DO THIS » Report how many lines hold the word "seaborn"; answer with the number alone.

[Start]

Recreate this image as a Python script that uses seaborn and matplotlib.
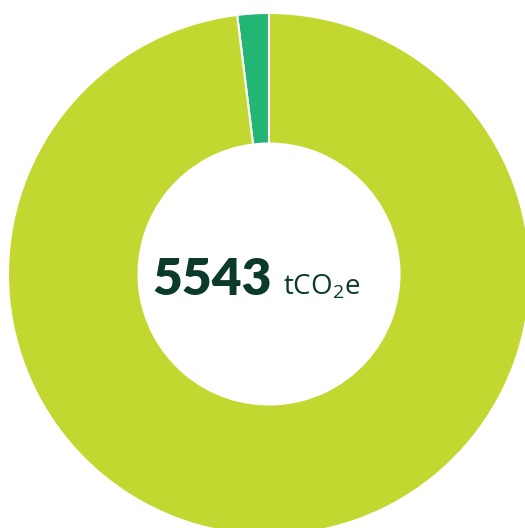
import matplotlib.pyplot as plt
import seaborn as sns

sns.set_theme(style="white")
plt.rcParams['mathtext.fontset'] = 'custom'
plt.rcParams['mathtext.rm'] = 'Open Sans'
plt.rcParams['mathtext.it'] = 'Open Sans'

# Emissions split (tCO2e)
labels = ['Other', 'Main']
values = [108, 5435]
colors = ['#22b573', '#c2d72f']
total_label = '5543'
unit_label = r'tCO$\mathrm{_2}$e'

fig = plt.figure(figsize=(5.25, 5.28), dpi=100)
ax = fig.add_axes([0, 0, 1, 1])

ax.pie(values, colors=colors, startangle=90, counterclock=True,
       wedgeprops=dict(width=0.5, edgecolor='white', linewidth=1.5))

# place donut centre so it is clipped like the reference
ax.set_xlim(-269 / 261, (525 - 269) / 261)
ax.set_ylim(-(528 - 274) / 261, 274 / 261)
ax.set_aspect('auto')
ax.axis('off')

ax.text(0.011, -0.080, total_label, ha='right', va='baseline',
        fontsize=37, fontweight='heavy', color='#0b3a2c',
        family=['Lato', 'DejaVu Sans'])
ax.text(0.054, -0.080, unit_label, ha='left', va='baseline',
        fontsize=20, color='#0b3a2c', family=['Open Sans', 'DejaVu Sans'])

fig.savefig('out.png', dpi=100)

[End]

OUTPUT BELOW » 2